The Validity Problem Most People Ignore
Even well-validated assessments have a limitation that rarely gets discussed: self-report bias.
Every personality test that asks you to rate statements about yourself is measuring your perception of yourself, which isn't always the same as how you actually behave. People tend to answer in socially desirable ways, overestimate some traits, and underestimate others.
This doesn't invalidate self-report assessments. They remain the most practical and scalable way to measure personality. But it does mean results are most useful when treated as a starting point for reflection, not an absolute truth.
The best approach combines assessment data with real-world observation. How do you actually respond under stress? How do others experience your communication style? Where does your self-image diverge from your impact?
This is where coaching adds something an assessment alone can't provide - turning assessment into action. A coach - human or AI - can help you test your results against reality and notice the gaps.

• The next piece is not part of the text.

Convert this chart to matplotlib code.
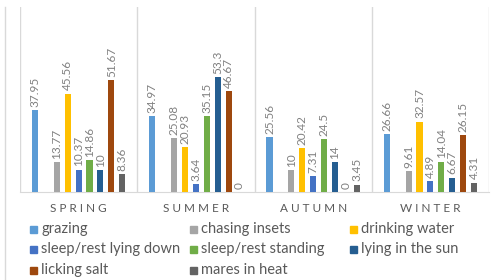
import numpy as np
import matplotlib.pyplot as plt
from matplotlib.patches import Rectangle
from matplotlib.lines import Line2D

plt.rcParams['font.family'] = ['Lato', 'DejaVu Sans']

seasons = ['SPRING', 'SUMMER', 'AUTUMN', 'WINTER']
behaviours = ['grazing', 'chasing insets', 'drinking water',
              'sleep/rest lying down', 'sleep/rest standing', 'lying in the sun',
              'licking salt', 'mares in heat']
grazing = [37.95, 34.97, 25.56, 26.66]
chasing = [13.77, 25.08, 10, 9.61]
drinking = [45.56, 20.93, 20.42, 32.57]
lying_down = [10.37, 3.64, 7.31, 4.89]
standing = [14.86, 35.15, 24.5, 14.04]
lying_sun = [10, 53.3, 14, 6.67]
licking = [51.67, 46.67, 0, 26.15]
mares = [8.36, 0, 3.45, 4.31]
series = [grazing, chasing, drinking, lying_down, standing, lying_sun, licking, mares]
colors = ['#5B9BD5', '#A5A5A5', '#FFC000', '#4472C4', '#70AD47', '#255E91',
          '#9E480E', '#636363']
# slot 1 is left empty in the original chart (hidden series)
slots = [0, 2, 3, 4, 5, 6, 7, 8]

W, H = 499, 280
fig = plt.figure(figsize=(W / 100, H / 100), dpi=100)
ax = fig.add_axes([20 / W, (H - 192) / H, 469 / W, 185 / H])

step = 0.093
bw = 0.052
for vals, col, s in zip(series, colors, slots):
    x = np.arange(len(seasons)) + 0.5 + (s - 4) * step
    ax.bar(x, vals, width=bw, color=col, zorder=3)
    for xi, v in zip(x, vals):
        ax.text(xi, v + 1.5, f'{v:g}', rotation=90, ha='center', va='bottom',
                fontsize=8.5, color='#808080')

ax.set_xlim(0, 4)
ax.set_ylim(0, 85.6)
ax.set_yticks([])
ax.set_xticks([])
for s in ['top', 'right', 'left']:
    ax.spines[s].set_visible(False)
ax.spines['bottom'].set_color('#D9D9D9')
for xv in range(5):
    ax.axvline(xv, color='#D9D9D9', lw=1, zorder=1)

for i, name in enumerate(seasons):
    fig.text((20 + (i + 0.5) * 469 / 4) / W, 1 - 209 / H, ' '.join(name),
             ha='center', va='center', fontsize=8.5, color='#595959')

# legend, laid out row by row like the original
for k, (name, col) in enumerate(zip(behaviours, colors)):
    r, c = divmod(k, 3)
    xm = 30 + c * 160
    ym = 229 + r * 20.5
    fig.patches.append(Rectangle((xm / W, 1 - (ym + 3.5) / H), 7 / W, 7 / H,
                                 transform=fig.transFigure, color=col))
    fig.text((xm + 11) / W, 1 - ym / H, name, ha='left', va='center',
             fontsize=10.5, color='#595959')

fig.lines.append(Line2D([5 / W, 5 / W], [0, 1 - 7 / H], transform=fig.transFigure,
                        color='#D9D9D9', lw=1))

fig.savefig('out.png', dpi=100)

How NAVRYN Approaches This
We built NAVRYN's assessment by drawing on what's empirically supported across multiple validated frameworks. Rather than choosing one model and accepting its limitations, we combine perspectives from the Big Five, HEXACO, and other research-backed approaches into 78 questions that give you 11 different views of your personality. You can learn more about how the Personal Map works in practice.
Every dimension is spectrum-based. No types, no labels, no putting you in a box. And every result connects directly to the AI coach, so your personality data isn't just interesting - it's the foundation for ongoing, personalized guidance.
We're not claiming to have solved personality assessment. No one has. But we're committed to building on what the science actually supports, being transparent about what we know and what we don't, and making the results genuinely useful rather than just shareable.
The Bottom Line
Personality science is real. Some assessments reflect it well; others don't. The difference matters because bad personality data leads to bad decisions - about yourself, about your team, about your career.
When evaluating any personality tool, ask: is this based on validated research? Does it give me nuance rather than a label? And does it connect to something actionable?
If the answer to all three is yes, your time is well spent. If it's no - well, at least it was a fun quiz.